Empty World
- First edition (UK)
- Author: John Christopher
- Cover artist: Craig Dodd
- Language: English
- Genre: Post-apocalyptic
- Publisher: Hamish Hamilton (UK) E. P. Dutton (US)
- Publication date: 29 September 1977 (UK) 20 March 1978 (US)
- Publication place: United Kingdom
- Media type: hardcover paperback
- Pages: 134
- ISBN: 0-241-89751-3 (UK) 0-525-29250-0 (US)

= Empty World =

1977 apocalyptic fiction novel by John Christopher

Empty World is a 1977 apocalyptic fiction novel written by John Christopher aimed at an adolescent audience. It was Christopher's eleventh such novel. It's centered around Neil Miller and his struggle to come to terms with the loss of his parents in a car crash and the subsequent Calcutta Plague that decimates the adult population. The novel is set in England in the late 1970s.

==Plot==

15-year-old Neil Miller's world explodes when he and his family are involved in a car accident that kills his parents. Sent to live with his grandparents in a small village named Winchelsea, England, Neil suffers from post traumatic stress. Soon, a devastating illness, called the Calcutta Plague, makes headlines, killing thousands of people in India in a matter of months. The virus begins spreading across the world, making its way to the small village where Neil lives. It is a strange illness as it only affects the adults and none of the children, and once again Neil finds himself an orphan after his grandparents succumb to the disease.

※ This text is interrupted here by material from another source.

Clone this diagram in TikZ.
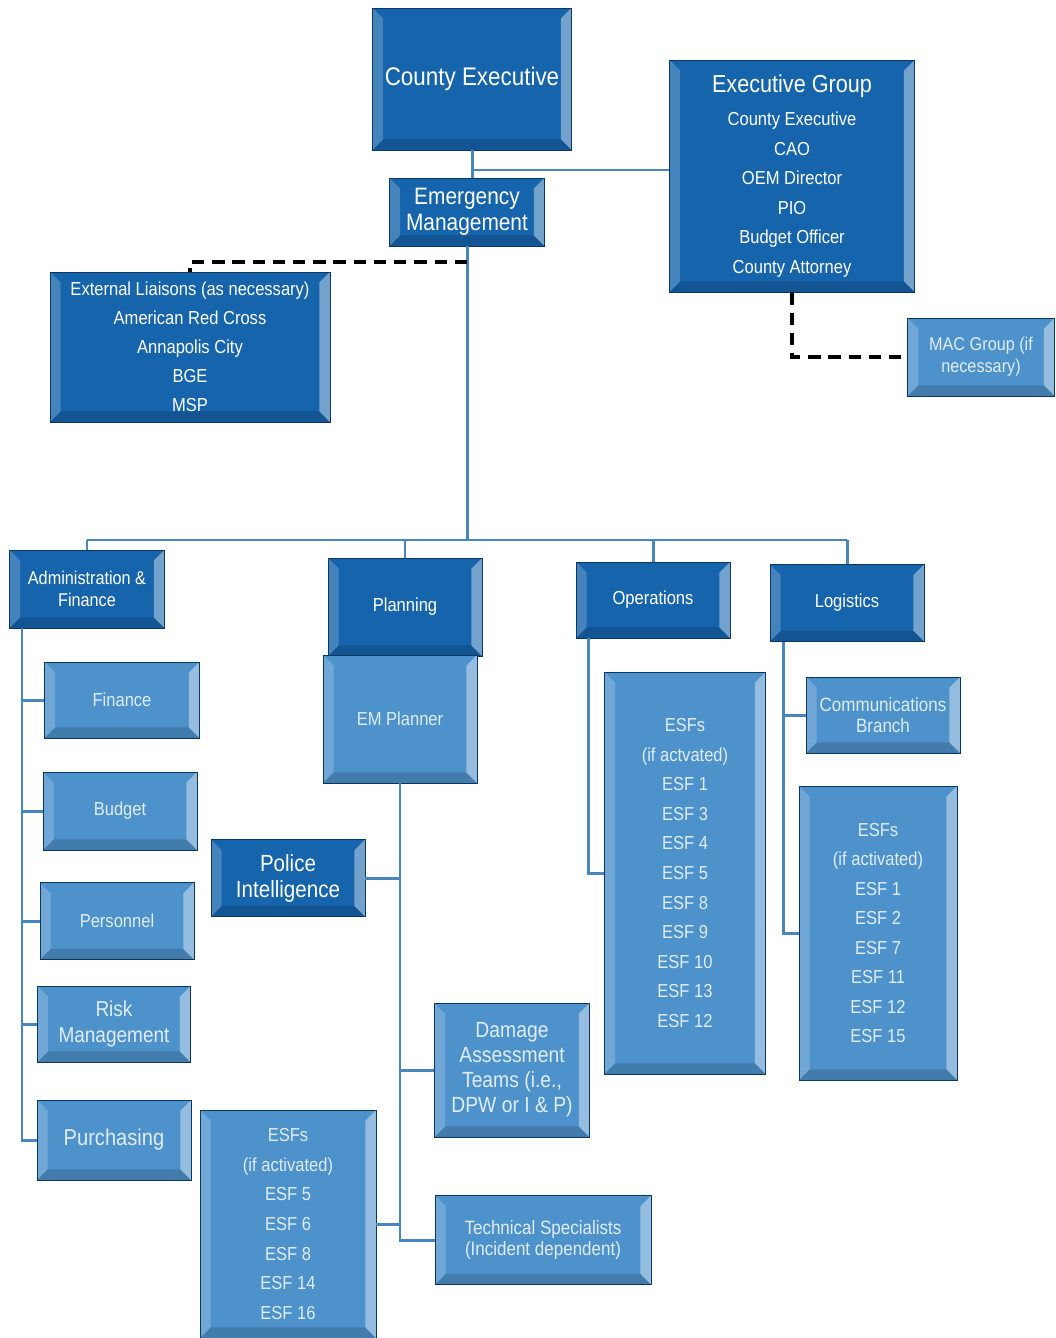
\documentclass[tikz,border=0pt]{standalone}
\usepackage{fontspec}
\setmainfont[FakeStretch=0.88]{Liberation Sans}
\definecolor{darkbox}{RGB}{22,100,172}
\definecolor{lightbox}{RGB}{78,146,204}
\definecolor{linkblue}{RGB}{74,134,190}
\definecolor{paletext}{RGB}{224,237,248}
\begin{document}
\begin{tikzpicture}[x=0.02cm,y=-0.02cm,
    box/.style={rectangle,inner sep=1pt,align=center,draw=darkbox!55!black,line width=0.5pt,
      path picture={
        \path (path picture bounding box.north west) coordinate (bw)
              (path picture bounding box.south east) coordinate (be);
        \fill[white,opacity=.4] (be |- bw) -- (be) -- ([shift={(-6pt,6pt)}]be) -- ([shift={(-6pt,-6pt)}]be |- bw) -- cycle;
        \fill[white,opacity=.2] (bw) -- (bw |- be) -- ([shift={(6pt,6pt)}]bw |- be) -- ([shift={(6pt,-6pt)}]bw) -- cycle;
        \fill[black,opacity=.15] (bw |- be) -- (be) -- ([shift={(-6pt,6pt)}]be) -- ([shift={(6pt,6pt)}]bw |- be) -- cycle;
      }},
    dark/.style={box,fill=darkbox,text=white},
    light/.style={box,fill=lightbox,text=paletext},
    txt/.style={font=\fontsize{10.7}{16.8}\selectfont},
    conn/.style={draw=linkblue,line width=1.7pt},
    liaison/.style={draw=black,line width=2.2pt,dash pattern=on 7pt off 4.5pt}]
    \useasboundingbox (0,0) rectangle (1055,1338);
    \node[dark,minimum width=3.98cm,minimum height=2.84cm,font=\fontsize{14.5}{17}\selectfont] (ce) at (472,79) {County Executive};
    \node[dark,txt,minimum width=4.9cm,minimum height=4.64cm] (eg) at (792,176) {{\fontsize{14}{17}\selectfont Executive Group}\\[2pt] County Executive\\ CAO\\ OEM Director\\ PIO\\ Budget Officer\\ County Attorney};
    \node[dark,minimum width=3.1cm,minimum height=1.36cm,font=\fontsize{13.5}{15}\selectfont] (em) at (467,212) {Emergency\\Management};
    \node[dark,font=\fontsize{10.7}{16.5}\selectfont,minimum width=5.6cm,minimum height=3cm] (ext) at (190,347) {External Liaisons (as necessary)\\ American Red Cross\\ Annapolis City\\ BGE\\ MSP};
    \node[light,font=\fontsize{10.5}{12.5}\selectfont,minimum width=2.94cm,minimum height=1.56cm] (mac) at (981,357) {MAC Group (if\\necessary)};
    \node[dark,font=\fontsize{10.5}{12.5}\selectfont,minimum width=3.1cm,minimum height=1.56cm] (adm) at (87,589) {Administration \&\\Finance};
    \node[dark,txt,minimum width=3.08cm,minimum height=1.96cm] (pla) at (405,607) {Planning};
    \node[light,txt,minimum width=3.08cm,minimum height=2.56cm] (emp) at (400,719) {EM Planner};
    \node[dark,txt,minimum width=3.08cm,minimum height=1.52cm] (ops) at (653,600) {Operations};
    \node[dark,txt,minimum width=3.08cm,minimum height=1.54cm] (log) at (847,603) {Logistics};
    \node[light,txt,minimum width=3.1cm,minimum height=1.52cm] (fin) at (122,700) {Finance};
    \node[light,txt,minimum width=3.08cm,minimum height=1.56cm] (bud) at (120,811) {Budget};
    \node[light,txt,minimum width=3.08cm,minimum height=1.54cm] (per) at (117,921) {Personnel};
    \node[light,font=\fontsize{12.3}{15}\selectfont,minimum width=3.06cm,minimum height=1.52cm] (risk) at (114,1024) {Risk\\Management};
    \node[light,font=\fontsize{13}{15}\selectfont,minimum width=3.08cm,minimum height=1.6cm] (pur) at (114,1140) {Purchasing};
    \node[dark,font=\fontsize{13.3}{14.8}\selectfont,minimum width=3.08cm,minimum height=1.54cm] (pol) at (288,878) {Police\\Intelligence};
    \node[light,txt,minimum width=3.52cm,minimum height=4.56cm] (esf3) at (288,1224) {ESFs\\ (if activated)\\ ESF 5\\ ESF 6\\ ESF 8\\ ESF 14\\ ESF 16};
    \node[light,font=\fontsize{12.5}{14.2}\selectfont,minimum width=3.1cm,minimum height=2.68cm] (dam) at (512,1070) {Damage\\Assessment\\Teams (i.e.,\\DPW or I \& P)};
    \node[light,font=\fontsize{11}{12.5}\selectfont,minimum width=4.32cm,minimum height=1.78cm] (tech) at (543,1240) {Technical Specialists\\(Incident dependent)};
    \node[light,txt,minimum width=3.22cm,minimum height=8.04cm] (esf1) at (685,873) {ESFs\\ (if actvated)\\ ESF 1\\ ESF 3\\ ESF 4\\ ESF 5\\ ESF 8\\ ESF 9\\ ESF 10\\ ESF 13\\ ESF 12};
    \node[light,font=\fontsize{11}{12}\selectfont,minimum width=3.08cm,minimum height=1.52cm] (com) at (883,715) {Communications\\Branch};
    \node[light,txt,minimum width=3.16cm,minimum height=5.88cm] (esf2) at (878,933) {ESFs\\ (if activated)\\ ESF 1\\ ESF 2\\ ESF 7\\ ESF 11\\ ESF 12\\ ESF 15};
    \coordinate (j1) at (472,170);
    \coordinate (bus) at (463,540);
    \coordinate (as) at (22,628);
    \coordinate (os) at (588,638);
    \coordinate (ls) at (783,642);
    \draw[conn] (ce.south) -- (ce.south |- em.north);
    \draw[conn] (j1) -- (j1 -| eg.west);
    \draw[conn] (em.south) -- (em.south |- bus);
    \draw[conn] (adm.north |- bus) -- (log.north |- bus);
    \foreach \n in {adm,pla,ops,log} \draw[conn] (\n.north |- bus) -- (\n.north);
    \draw[liaison] (em.south |- 0,262) -| (ext.north);
    \draw[liaison] (eg.south) |- (mac.west);
    \foreach \n in {fin,bud,per,risk,pur} \draw[conn] (as) |- (\n.west);
    \foreach \n in {dam,tech} \draw[conn] (emp.south) |- (\n.west);
    \draw[conn] (emp.south) |- (pol.east);
    \draw[conn] (esf3.east) -- (esf3.east -| emp.south);
    \draw[conn] (os) |- (esf1.west);
    \draw[conn] (ls) |- (com.west);
    \draw[conn] (ls) |- (esf2.west);
\end{tikzpicture}
\end{document}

Neil attempts to care for two younger children also orphaned by the plague, but they also contract the virus and die as he tries to care for them. During this time Neil notes that he has contracted the plague, but after a brief fever it leaves him unaffected. Now the sole survivor in Winchelsea and deciding that the village is becoming dangerous—packs of feral dogs roaming everywhere—he leaves for London, taking first a manual Mini which he has difficulty driving, followed by an automatic Jaguar.

Arriving in London he meets his first fellow survivor - the mentally unbalanced Clive, who although friendly towards Neil, during the night vandalizes his car to the point of destroying it, steals his mother's ring that Neil had kept, which was the only memory of his mother he had, and then abandons him in central London.

Soon after he finds two girls, Lucy and Billie, creating an unstable threesome. Attracted to Neil, Lucy begins pulling away from Billie, and in her fear of loneliness and out of desperation Billie attempts to kill Neil when they are on a foraging expedition. She stabs him in the back. Neil discovers she has emptied his gun but he manages to overpower Billie and escapes back to Lucy.

Billie arrives back at the house and pleads with both Lucy and Neil to let her back in, but they decide that they could never trust her again, and leave her outside. In the last paragraph of the book Neil abruptly changes his mind, feeling that he would never get over the guilt of leaving Billie to die, and with Lucy goes downstairs to open the door and let her back inside.

== Background ==
John Christopher said the inspiration for Empty World came from "the recollection of a childish daydream". He suspected it was a fantasy shared by most children: a world without adults and the restrictions they place on children. He thought it would be fun if it was just him and a few friends left to do as they pleased, with everything at their disposal. He felt that it was a grim daydream and that Empty World was an exploration of that daydream. For him, personally, he was analyzing the "people-need-people cliche".

== Reviews ==
Empty World over the years has been well received. The characters and the loneliness of Neil's journey is well developed, and the English setting of the novel will not discourage American readers, especially children as it is "not too English". Well written, and more believable than one would think just by reading a summary, it is a page turner. John Christopher offers a chilly story, which offers more, and is by and large more convincing the trope, put in play by many television series of happy survivors seeking a place to establish a cleaner and more romantic version of the old world. Empty World gives the youthful reader far more to think about by exploring darker and more realistic themes of greed, mistrust, despair, and insanities. Empty World has been compared to novels like Secret City, U.S.A., by Felice Holman and When the City Stopped, by Joan Phipson.

== Adaptations ==
The German station ZDF produced a TV adaptation of Empty World in 1987.

A movie version of Empty World was said to be in production in 2011 but no further information is available.